Big Ideas Change the World: Smart optimism
Friends of the Earth
Medicines. Men on the moon. Cities that support billions of people. Global communications. Humans are ingenious.
We’re doing some amazing things right now. Across the world we’re rapidly increasing the use of solar panels, beginning to mass-produce electric cars, and cutting deaths from malaria. Far-sighted companies are putting sustainability at their core. Digital technology is improving democracies and delivering efficiency and innovation. Leading cities are collaborating on real solutions.
Yet we’re also ravaging the nature world – our life-support systems. Climate change is causing extreme weather. Species are disappearing at 100-1,000 times the normal rate. Acidification of oceans and degradation of soils threaten food production. Billions of people go hungry, and lack basic services and decent work.
Meanwhile the developed world confronts obesity and over-consumption in fearful, gated communities.
On our current course we’ll do profound damage to human welfare, economies and ecosystems – within the next 20 years.
We urgently need to turn things around. We must enable people everywhere to achieve well-being – those freedoms and capabilities that enable us all to live healthy, fulfilled lives on a planet that can sustain us.
And unless we look after the planet it will be impossible to do that.
Big Ideas Change the World will identify what needs to change to focus some of humanity’s amazing abilities on solving the challenges we face and building a brighter future for everyone.
This is a three-year research project. It will inspire a new campaigning journey for Friends of the Earth.
Change won’t be easy: There’s a gap between scientific understanding of the challenges and public and political responses. But there’s also an explosion of interest – especially among businesses, politicians and academia – in finding a new path.
The right kind of change won’t happen without a shared vision – one backed with a compelling route map, and pressure from civil society, businesses and thinkers.
History tells us change is possible. Without change women wouldn’t have the vote, slavery would still be commonplace, and Britain’s National Health Service wouldn’t exist.

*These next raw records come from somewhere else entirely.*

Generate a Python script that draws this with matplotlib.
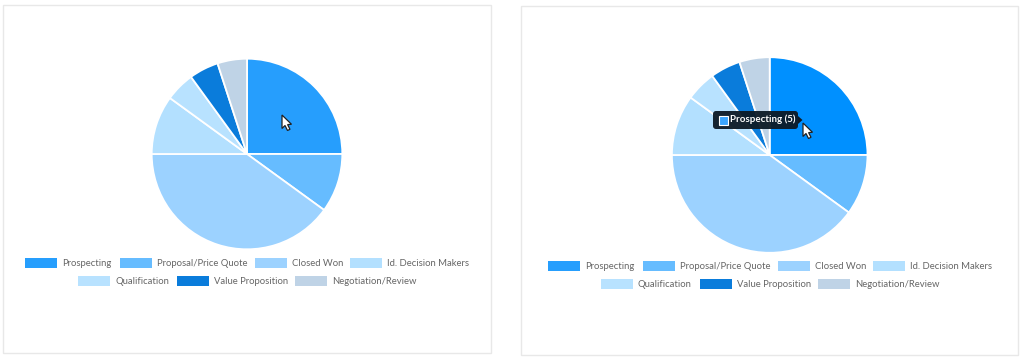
import matplotlib
matplotlib.use("Agg")
import matplotlib.pyplot as plt
from matplotlib.patches import FancyBboxPatch, Polygon, Rectangle

plt.rcParams["font.family"] = ["Lato", "DejaVu Sans"]

W, H = 1024, 359
ETAPAS = ["Prospecting", "Proposal/Price Quote", "Closed Won", "Id. Decision Makers",
          "Qualification", "Value Proposition", "Negotiation/Review"]
VALORES = [5, 2, 8, 2, 1, 1, 1]
CORES = ["#269efd", "#66bcff", "#9cd2ff", "#b3e0ff", "#b8e2ff", "#0a7cdb", "#bfd3e6"]
CORES_HOVER = ["#0090ff"] + CORES[1:]
SETA = [(0, 0), (0, 13.5), (3, 10.5), (5.5, 15.5), (8, 14.3), (5.6, 9.6), (9.5, 9.3)]

fig = plt.figure(figsize=(W / 100, H / 100), dpi=100, facecolor="white")
bg = fig.add_axes([0, 0, 1, 1])
bg.set_xlim(0, W); bg.set_ylim(H, 0); bg.axis("off")


def pizza(cx, cy, r, cores):
    ax = fig.add_axes([(cx - r - 2) / W, 1 - (cy + r + 2) / H, (2 * r + 4) / W, (2 * r + 4) / H])
    ax.pie(VALORES, colors=cores, startangle=90, counterclock=False, radius=1,
           wedgeprops={"edgecolor": "white", "linewidth": 1.3})
    ax.set_xlim(-1 - 2 / r, 1 + 2 / r); ax.set_ylim(-1 - 2 / r, 1 + 2 / r)
    ax.set_aspect("auto")
    return ax


def legenda(dx, dy, ax_leg):
    xs = [25, 120, 255, 350, 78, 177, 295]
    ys = [258] * 4 + [276] * 3
    for nome, cor, x, y in zip(ETAPAS, CORES, xs, ys):
        ax_leg.add_patch(Rectangle((x + dx, y + dy), 32, 9.5, fc=cor, ec="none"))
        ax_leg.text(x + dx + 37, y + dy + 5.2, nome, fontsize=6.85, color="#666666",
                    ha="left", va="center")


# molduras dos dois painéis
bg.add_patch(Rectangle((2.5, 5), 488, 348, fc="white", ec="#e8e8e8", lw=1))
bg.add_patch(Rectangle((520.5, 5.5), 497.5, 349, fc="white", ec="#e8e8e8", lw=1))

pizza(247, 154, 95.3, CORES)
pizza(769.7, 155, 97.8, CORES_HOVER)

# camada de cima: legendas, tooltip e cursores
top = fig.add_axes([0, 0, 1, 1], facecolor="none")
top.set_xlim(0, W); top.set_ylim(H, 0); top.axis("off")
legenda(0, 0, top)
legenda(523, 3, top)

top.add_patch(FancyBboxPatch((715, 113), 81, 14, boxstyle="round,pad=2,rounding_size=3",
                             fc="#0d1a26", ec="none", alpha=0.95))
top.add_patch(Polygon([(798, 116), (802.5, 120), (798, 124)], fc="#0d1a26", ec="none"))
top.add_patch(Rectangle((718.5, 115.5), 9.5, 9.5, fc="#3aa5ff", ec="white", lw=0.8))
top.text(729.5, 119.7, f"{ETAPAS[0]} ({VALORES[0]})", fontsize=7.0, color="white",
         fontweight="bold", ha="left", va="center")

for px, py in [(282, 115), (803, 123)]:
    top.add_patch(Polygon([(px + a, py + b) for a, b in SETA], fc="white", ec="#222222", lw=0.9))

fig.savefig("out.png", dpi=100)
plt.close(fig)
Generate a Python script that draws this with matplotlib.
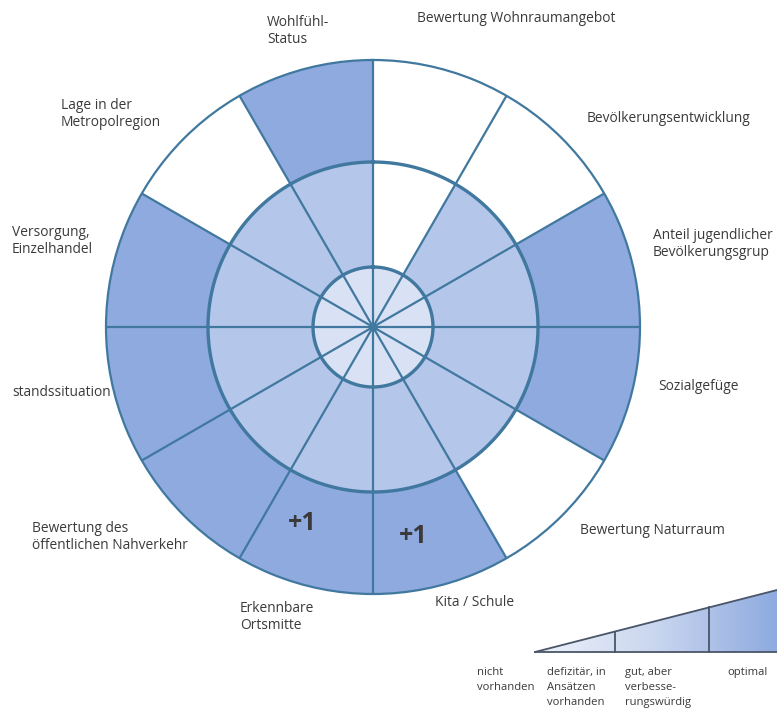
import numpy as np
import matplotlib
matplotlib.use("Agg")
import matplotlib.pyplot as plt
from matplotlib.patches import Polygon

plt.rcParams['font.family'] = ['Open Sans', 'DejaVu Sans']

# criteria clockwise from the top (two labels are cut by the image edge)
criteria = ["Bewertung Wohnraumangebot", "Bevölkerungsentwicklung",
            "Anteil jugendlicher\nBevölkerungsgrup", "Sozialgefüge",
            "Bewertung Naturraum", "Kita / Schule", "Erkennbare\nOrtsmitte",
            "Bewertung des\nöffentlichen Nahverkehr", "standssituation",
            "Versorgung,\nEinzelhandel", "Lage in der\nMetropolregion",
            "Wohlfühl-\nStatus"]
# 0 = nicht vorhanden ... 3 = optimal
levels = [1, 2, 3, 3, 2, 3, 3, 3, 3, 3, 2, 3]
bonus = ["", "", "", "", "", "+1", "+1", "", "", "", "", ""]
ring_edges = [0, 60, 165, 267]
ring_colors = ["#d9e2f4", "#b4c6ea", "#8eaadf"]
legend_labels = ["nicht\nvorhanden", "defizitär, in\nAnsätzen\nvorhanden",
                 "gut, aber\nverbesse-\nrungswürdig", "optimal"]

# label anchor points (pixels, left edge / vertical centre)
label_pos = [(417, 18), (587, 119), (653, 244), (658, 386), (580, 531),
             (435, 603), (240, 617), (32, 537), (12, 392), (12, 241),
             (61, 114), (267, 31)]
bonus_pos = [None, None, None, None, None, (169, 213), (199.8, 209),
             None, None, None, None, None]

line_col = "#41789f"
W, H = 777, 712
fig = plt.figure(figsize=(W / 100, H / 100), dpi=100)

cx, cy, R = 373, 327, ring_edges[-1]
ax = fig.add_axes([(cx - R) / W, (H - cy - R) / H, 2 * R / W, 2 * R / H],
                  projection="polar")
ax.set_theta_zero_location("N")
ax.set_theta_direction(-1)
ax.set_ylim(0, R)
ax.set_xticks([])
ax.set_yticks([])
ax.grid(False)
ax.spines["polar"].set_color(line_col)
ax.spines["polar"].set_linewidth(1.6)

n = len(criteria)
width = 2 * np.pi / n
theta = np.arange(n) * width + width / 2
for k in range(3):
    filled = np.array(levels) > k
    ax.bar(theta[filled], ring_edges[k + 1] - ring_edges[k], width=width,
           bottom=ring_edges[k], color=ring_colors[k], edgecolor="none",
           align="center")

t = np.linspace(0, 2 * np.pi, 400)
ax.plot(t, np.full_like(t, ring_edges[1]), color=line_col, lw=2.4)
ax.plot(t, np.full_like(t, ring_edges[2]), color=line_col, lw=2.4)
for a in np.arange(n) * width:
    ax.plot([a, a], [0, R], color=line_col, lw=1.6)
ax.plot([0], [0], "o", color=line_col, ms=5)

for b, p in zip(bonus, bonus_pos):
    if b:
        ax.text(np.deg2rad(p[0]), p[1], b, ha="center", va="center",
                fontsize=18, fontweight="bold", color="#3a3a3a")

# overlay in pixel coordinates for labels and legend
ov = fig.add_axes([0, 0, 1, 1], facecolor="none")
ov.set_xlim(0, W)
ov.set_ylim(H, 0)
ov.axis("off")

for lab, (x, y) in zip(criteria, label_pos):
    ov.text(x, y, lab, ha="left", va="center", fontsize=9.9,
            color="#3a3a3a", linespacing=1.25)

# legend wedge
x0, y0, x1, y1 = 535, 652, 777, 590
tri = Polygon([[x0, y0], [x1, y1], [x1, y0]], closed=True,
              facecolor="none", edgecolor="none")
ov.add_patch(tri)
grad = np.linspace(0, 1, 256).reshape(1, -1)
cmap = matplotlib.colors.LinearSegmentedColormap.from_list(
    "g", ["#eef2fa", "#c9d6ef", "#8eaadf"])
im = ov.imshow(grad, extent=[x0, x1, y0, y1], cmap=cmap, aspect="auto",
               zorder=1)
im.set_clip_path(tri)
ov.set_xlim(0, W)
ov.set_ylim(H, 0)
ov.plot([x0, x1], [y0, y1], color="#4a5568", lw=1.3, zorder=2)
ov.plot([x0, x1], [y0, y0], color="#4a5568", lw=1.3, zorder=2)
slope = (y1 - y0) / (x1 - x0)
for xd in [615, 709]:
    ov.plot([xd, xd], [y0, y0 + slope * (xd - x0)], color="#4a5568",
            lw=1.3, zorder=2)

legend_x = [477, 547, 625, 727]
for lab, x in zip(legend_labels, legend_x):
    ov.text(x, 667, lab, ha="left", va="top", fontsize=8.1,
            color="#3a3a3a", linespacing=1.5)

fig.savefig("out.png", dpi=100)
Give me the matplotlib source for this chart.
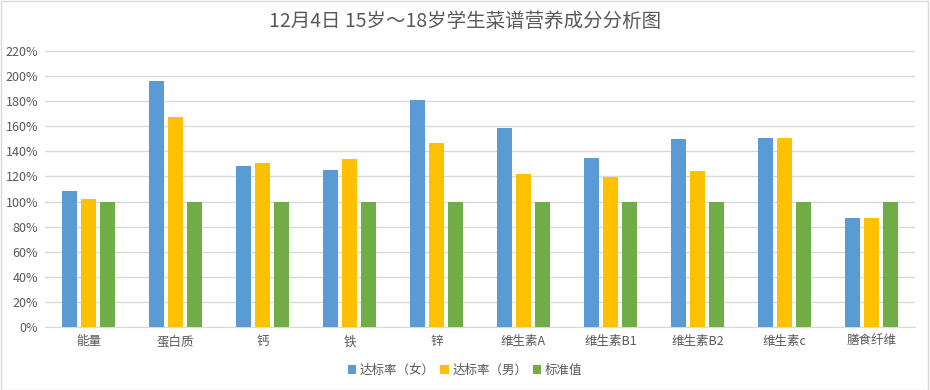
import matplotlib.pyplot as plt
import numpy as np
from matplotlib.ticker import FuncFormatter

plt.rcParams['font.family'] = ['Noto Sans CJK SC', 'DejaVu Sans']

categories = ["能量", "蛋白质", "钙", "铁", "锌", "维生素A", "维生素B1", "维生素B2", "维生素c", "膳食纤维"]
female = [108.5, 196, 128, 125, 181, 158.5, 134.5, 150, 150.5, 86.5]
male = [102, 167, 130.5, 134, 147, 122, 119.5, 124, 150.5, 86.5]
standard = [100, 100, 100, 100, 100, 100, 100, 100, 100, 100]
series_names = ["达标率（女）", "达标率（男）", "标准值"]
colors = ["#5b9bd5", "#ffc000", "#70ad47"]

text_color = "#595959"
grid_color = "#d9d9d9"

def main():
    fig = plt.figure(figsize=(9.3, 3.9), dpi=100)
    ax = fig.add_axes([45 / 930, 1 - 327 / 390, 870 / 930, 276 / 390])

    x = np.arange(len(categories))
    width = 0.172
    step = 0.218
    for i, (vals, name, c) in enumerate(zip([female, male, standard], series_names, colors)):
        ax.bar(x + (i - 1) * step, vals, width=width, color=c, label=name, zorder=3)

    ax.set_xlim(-0.5, len(categories) - 0.5)
    ax.set_ylim(0, 220)
    ax.set_yticks(np.arange(0, 221, 20))
    ax.yaxis.set_major_formatter(FuncFormatter(lambda v, p: "%d%%" % v))
    ax.grid(axis="y", color=grid_color, linewidth=1, zorder=0)
    for s in ["top", "right", "left"]:
        ax.spines[s].set_visible(False)
    ax.spines["bottom"].set_color(grid_color)
    ax.set_xticks(x)
    ax.set_xticklabels(categories)
    ax.tick_params(axis="both", length=0, colors=text_color, labelsize=9)
    ax.tick_params(axis="x", pad=6)
    ax.tick_params(axis="y", pad=5)

    fig.text(0.5, 1 - 21 / 390, "12月4日 15岁～18岁学生菜谱营养成分分析图",
             ha="center", va="center", fontsize=14, color=text_color)

    leg = fig.legend(loc="center", bbox_to_anchor=(0.5, 1 - 370 / 390), ncol=3,
                     frameon=False, fontsize=9, handlelength=0.7, handleheight=0.7,
                     handletextpad=0.3, columnspacing=0.4)
    for t in leg.get_texts():
        t.set_color(text_color)

    fig.patches.append(plt.Rectangle((0.001, 0.001), 0.997, 0.997, transform=fig.transFigure,
                                     fill=False, edgecolor=grid_color, linewidth=1))
    fig.savefig("out.png", dpi=100)

if __name__ == '__main__':
    main()
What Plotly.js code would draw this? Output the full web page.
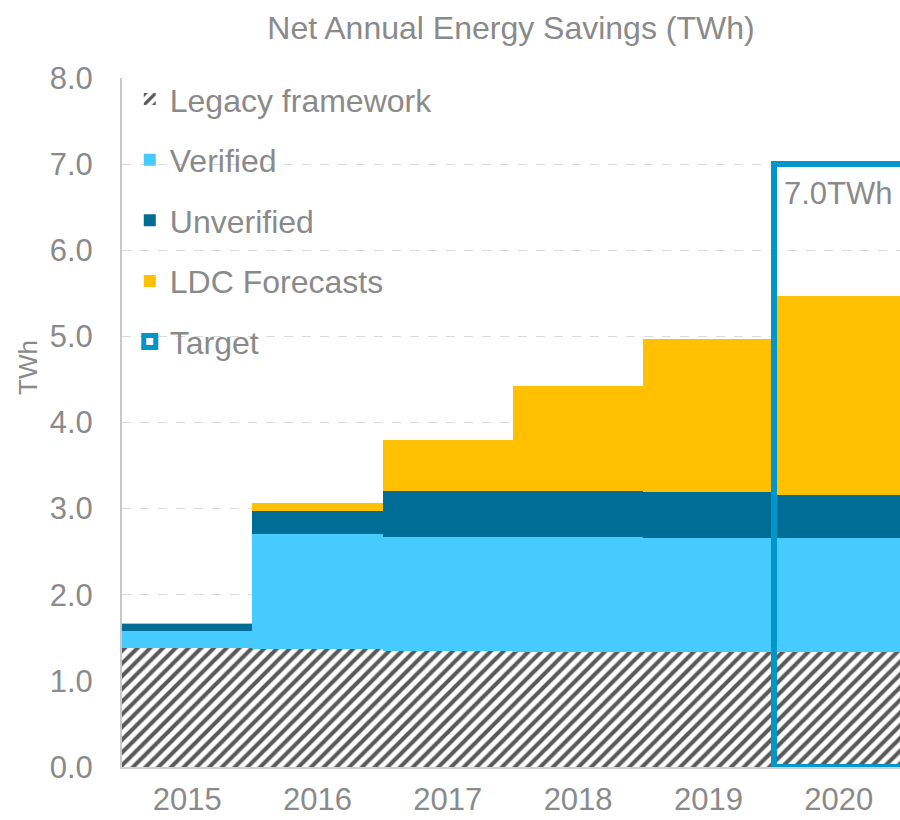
<!DOCTYPE html>
<html>
<head>
<meta charset="utf-8">
<script src="https://cdn.plot.ly/plotly-3.0.1.min.js"></script>
<style>html,body{margin:0;padding:0;background:#fff;}#chart{width:900px;height:820px;}</style>
</head>
<body>
<div id="chart"></div>
<script>
const years = ['2015', '2016', '2017', '2018', '2019', '2020'];
const legacy = [1.38, 1.37, 1.35, 1.34, 1.34, 1.33];
const verified = [0.20, 1.34, 1.32, 1.33, 1.32, 1.33];
const unverified = [0.08, 0.26, 0.53, 0.54, 0.53, 0.50];
const ldcForecasts = [0.01, 0.10, 0.60, 1.21, 1.78, 2.31];
const target = [null, null, null, null, null, 7.0];
const targetLabel = '7.0TWh';
const yTicks = [0, 1, 2, 3, 4, 5, 6, 7, 8];

const gray = '#8a8a8a';
const fontFamily = 'Liberation Sans, Arial, sans-serif';

const traces = [
  {type: 'bar', name: 'Legacy framework', x: years, y: legacy, legendgroup: 'a',
   marker: {color: '#ffffff', pattern: {shape: '/', fgcolor: '#595959', bgcolor: '#ffffff', size: 9, solidity: 0.45}, line: {width: 0}}},
  {type: 'bar', name: 'Verified', x: years, y: verified, legendgroup: 'b',
   marker: {color: '#46CBFF', line: {width: 0}}},
  {type: 'bar', name: 'Unverified', x: years, y: unverified, legendgroup: 'c',
   marker: {color: '#006D96', line: {width: 0}}},
  {type: 'bar', name: 'LDC Forecasts', x: years, y: ldcForecasts, legendgroup: 'd',
   marker: {color: '#FFC000', line: {width: 0}}},
  {type: 'bar', name: 'Target', x: years, y: target, xaxis: 'x2', yaxis: 'y', legendgroup: 'e',
   marker: {color: 'rgba(0,0,0,0)', line: {color: '#0096CC', width: 6}}}
];

const xRange = [-0.5, 5.47];
const targetIdx = target.findIndex(v => v !== null);

const layout = {
  width: 900, height: 820,
  margin: {l: 122, r: 0, t: 78, b: 53},
  paper_bgcolor: '#ffffff', plot_bgcolor: '#ffffff',
  font: {family: fontFamily, color: gray, size: 31},
  title: {text: 'Net Annual Energy Savings (TWh)', font: {size: 32, color: gray}, x: 511 / 900, xref: 'container', xanchor: 'center', y: 0.966, yref: 'container', yanchor: 'middle'},
  barmode: 'stack', bargap: 0,
  showlegend: true,
  legend: {x: 0.01, y: 1.009, xanchor: 'left', yanchor: 'top', traceorder: 'grouped', tracegroupgap: 16,
           bgcolor: 'rgba(0,0,0,0)', font: {size: 32, color: gray}},
  xaxis: {type: 'category', range: xRange, showgrid: false, showline: true, linecolor: '#d0d0d0', linewidth: 2,
          ticks: '', tickfont: {size: 31, color: gray}, ticklabelstandoff: 4, fixedrange: true},
  xaxis2: {type: 'category', overlaying: 'x', range: xRange, visible: false, matches: 'x'},
  yaxis: {range: [0, 8], tickvals: yTicks, tickformat: '.1f', showgrid: true, gridcolor: '#d9d9d9', griddash: 'dash', gridwidth: 1,
          showline: true, linecolor: '#c8c8c8', linewidth: 2, zeroline: false, ticks: '', tickfont: {size: 31, color: gray}, ticklabelstandoff: 21},
  annotations: [
    {x: targetIdx, y: target[targetIdx], xref: 'x', yref: 'y', text: targetLabel, showarrow: false,
     xanchor: 'center', yanchor: 'top', yshift: -10, font: {size: 31, color: gray}},
    {x: (28 - 122) / 778, y: (767 - 368) / 689, xref: 'paper', yref: 'paper', xanchor: 'center', yanchor: 'middle',
     text: 'TWh', showarrow: false, textangle: -90, font: {size: 26, color: gray}}
  ]
};

Plotly.newPlot('chart', traces, layout, {displayModeBar: false, staticPlot: true});
</script>
</body>
</html>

There would have been no industrial, green or digital revolutions.
The coming decades will throw up huge challenges and uncertainty. We’ll cross thresholds in environmental, social and economic systems. Unforeseen events, so-called black swans, will happen. But we also know the world population will grow, and food and resources will come under pressure.
But opportunities are bound to emerge If we seize them we could produce a much more stable, equal and healthy society by 2050. We could provide well-being for everyone and for our planet.
Through a series of linked research pieces this project will bring new thinking to the challenges ahead. We’ll learn from the past with a view to the future.
We’ll use the research pieces to identify key interventions, to shape Friends of the Earth’s campaigns, and influence the decisions and campaigns of others.
We’ll carry out the research with academics, businesses, non-governmental organisations, opinion-formers and the public. We expect this collaborative approach to generate new insights and creativity.
At the end of the project we’ll have set out what needs to change, why, and how.